"The smartest and ablest experts in knowledge-intensive industries sometimes appear quickest to mock their customers' perceived ignorance and incompetence. This behavior isn't cathartic; it's corrosive."
It flies in the face of what we have learned about customers in the age of creation and participation -- that they are more in the know on how to connect with each other, exchange information, and become opinion leaders thanks to the ubiquity of computing.
This is your new world.
Do you think your customers are stupid? Offers a few examples of disrespect dished out by organization leadership -- whether directly or allowed, even encouraged, by company culture:
- software developers wondering aloud "will the dogs eat the dog food" when they upgrade a new release
- brokers joking among themselves about how they got a client (institutional or individual) to overpay
- people in 'sales driven' organizations that treat transactional 'revenues' as much, much more valuable than customer satisfaction and 'lifecycle' relationships
The instances abound, seeping into the very cultural fabric of the organization. Until they become the norm even on the inside. Behaviors such as colleagues treating each other poorly is just one manifestation, a symptom, of lack of leadership.

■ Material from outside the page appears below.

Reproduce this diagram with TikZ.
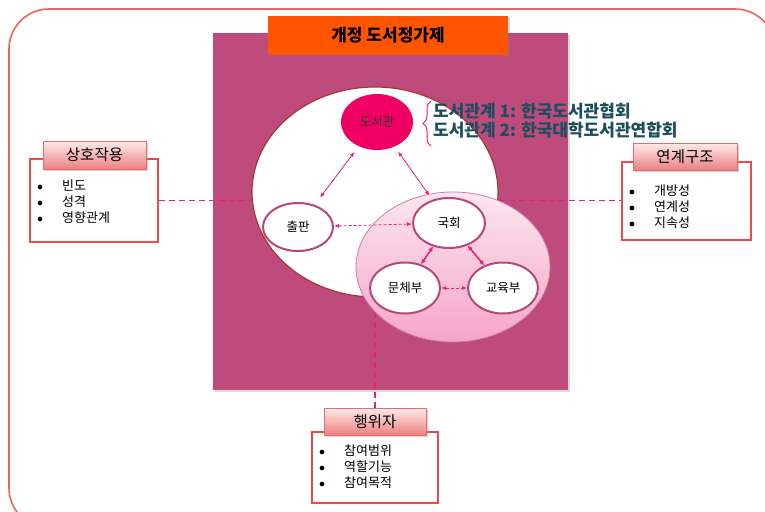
\documentclass[tikz,border=0pt]{standalone}
\usepackage{fontspec}
\setmainfont{Noto Sans CJK KR}
\usepackage{tikz}
\usetikzlibrary{shapes.geometric}
\usetikzlibrary{arrows.meta}
\usetikzlibrary{decorations.pathreplacing}
\usetikzlibrary{shadows}
\definecolor{framered}{HTML}{F2625C}
\definecolor{plum}{HTML}{BE4B7B}
\definecolor{flame}{HTML}{FF5500}
\definecolor{rose}{HTML}{F00062}
\definecolor{linkpink}{HTML}{E8207A}
\definecolor{ringred}{HTML}{A8382F}
\definecolor{nodering}{HTML}{B5477A}
\definecolor{deepteal}{HTML}{1D4E5E}
\definecolor{boxred}{HTML}{F04848}
\definecolor{tagred}{HTML}{E86A6A}
\definecolor{paleblush}{HTML}{FCE6EF}
\definecolor{blush}{HTML}{F5A5C6}
\tikzstyle{actor}=[draw=nodering, line width=2pt, fill=white, ellipse, inner sep=0pt, minimum width=70pt, minimum height=48pt, font=\fontsize{12.5}{14}\selectfont]
\tikzstyle{link}=[linkpink, line width=0.8pt, {Latex[length=5pt,width=4pt]}-{Latex[length=5pt,width=4pt]}]
\tikzstyle{dlink}=[link, dash pattern=on 3pt off 2pt]
\tikzstyle{blink}=[link, line width=1.6pt, {Latex[length=5pt,width=5pt]}-{Latex[length=5pt,width=5pt]}]
\tikzstyle{guide}=[linkpink, line width=1.2pt, dash pattern=on 6pt off 4pt]
\tikzstyle{headbox}=[draw=tagred, line width=1pt, top color=red!8, bottom color=tagred!85, inner sep=0pt, minimum width=103pt, minimum height=28pt, font=\fontsize{15.5}{17}\selectfont, drop shadow={opacity=0.35, shadow xshift=1.5pt, shadow yshift=-1.5pt}]
\tikzstyle{listbox}=[draw=boxred, line width=2pt, fill=white, inner sep=0pt, minimum width=128pt, minimum height=82pt]
\tikzstyle{items}=[anchor=north west, align=left, inner sep=0pt, font=\fontsize{13}{16}\selectfont]

\begin{document}
\begin{tikzpicture}[x=1pt, y=-1pt]
    \useasboundingbox (0,0) rectangle (765,511);
    \draw[framered, line width=1.6pt, rounded corners=40pt, fill=white] (9,9) rectangle (775,528);
    \node[fill=plum, minimum width=355pt, minimum height=357pt, inner sep=0pt, drop shadow={opacity=0.3, shadow xshift=2pt, shadow yshift=-2pt}] (stage) at (390.5,211.5) {};
    \node[fill=flame, minimum width=240pt, minimum height=39pt, inner sep=0pt, font=\fontsize{17}{19}\selectfont\bfseries, drop shadow={opacity=0.3, shadow xshift=1.5pt, shadow yshift=-1.5pt}] (title) at (388,35.5) {개정 도서정가제};

    \node[listbox, minimum height=83pt] (mutual) at (94,200.5) {};
    \node[headbox] (mutualhead) at (94.5,155) {상호작용};
    \node[items] (mutuallist) at (37,180) {\makebox[25pt][l]{$\bullet$}빈도\\\makebox[25pt][l]{$\bullet$}성격\\\makebox[25pt][l]{$\bullet$}영향관계};

    \node[listbox, minimum width=129pt, minimum height=78pt] (link) at (686.5,200.5) {};
    \node[headbox, minimum width=104pt, minimum height=27pt] (linkhead) at (685,156.5) {연계구조};
    \node[items] (linklist) at (629,185) {\makebox[25pt][l]{$\bullet$}개방성\\\makebox[25pt][l]{$\bullet$}연계성\\\makebox[25pt][l]{$\bullet$}지속성};

    \node[listbox, minimum width=126pt, minimum height=71pt] (actor) at (375,467.5) {};
    \node[headbox, minimum width=102pt, minimum height=27pt] (actorhead) at (375,421.5) {행위자};
    \node[items] (actorlist) at (319,444) {\makebox[25pt][l]{$\bullet$}참여범위\\\makebox[25pt][l]{$\bullet$}역할기능\\\makebox[25pt][l]{$\bullet$}참여목적};

    \coordinate (cross) at (375,200);
    \draw[guide] (mutual.east) -- (link.west);
    \draw[guide] (actorhead.north) -- (cross);

    \node[draw=ringred, line width=1.2pt, fill=white, ellipse, inner sep=0pt, minimum width=246pt, minimum height=210pt] (field) at (375,192) {};
    \node[draw=nodering!70, line width=0.8pt, top color=paleblush, bottom color=blush, ellipse, inner sep=0pt, minimum width=194pt, minimum height=150pt] (gov) at (453,267) {};

    \node[fill=rose, ellipse, inner sep=0pt, minimum width=72pt, minimum height=56pt, font=\fontsize{12.5}{14}\selectfont, text=black!80] (lib) at (377,122) {도서관};
    \node[actor] (pub) at (298,227) {출판};
    \node[actor, minimum width=72pt, minimum height=50pt] (assembly) at (449,223) {국회};
    \node[actor, minimum height=51pt] (culture) at (405,288) {문체부};
    \node[actor, minimum height=51pt] (edu) at (503,288) {교육부};

    \draw[link, shorten <=7pt, shorten >=9pt] (lib) -- (pub);
    \draw[link, shorten <=6pt, shorten >=5pt] (lib) -- (assembly);
    \draw[dlink] (pub) -- (assembly);
    \draw[blink] (assembly) -- (culture);
    \draw[blink] (assembly) -- (edu);
    \draw[dlink] (culture) -- (edu);

    \draw[linkpink, line width=1pt, decorate, decoration={brace, amplitude=8pt}] (431,146) -- (431,101);
    \node[anchor=west, align=left, inner sep=0pt, text=deepteal, font=\fontsize{17}{19}\selectfont\bfseries] (relations) at (433,121) {도서관계 1: 한국도서관협회\\도서관계 2: 한국대학도서관연합회};
\end{tikzpicture}
\end{document}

Top, bottom, or sideways, the tone of a business, the way it comes across and is experienced by customers, is influenced in hundreds of little ways. When the internal conversation is a divisive one, by virtue of rewarding dis-respect in that environment, you are saying it's alright to behave that way.
Internal conversations are habit-forming
A culture of complainers and back-stabbers is not a place filled with problem solvers.
Looking at customer complaints is not enough. To design a desirable customer experience, an organization needs to think proactively -- and often be smart enough to filter critical feedback from the frustration it may come wrapped into.
It's become much easier for people to share their experience with each other. To paraphrase The Cluetrain Manifesto: a networked market knows more about your product than your company often does. Markets are (inter)networked and people are (intra)networked, a reality and not a play on words.
Even the very term used to designate the people who buy the products of many companies -- "consumer" -- is an indication of the kind of us vs. them thinking. Think how in business to business contexts the term "buyer" is used instead. Not to mention the fact that in similar situations we are those people.
Customers continue to get smarter. Is your business up for it?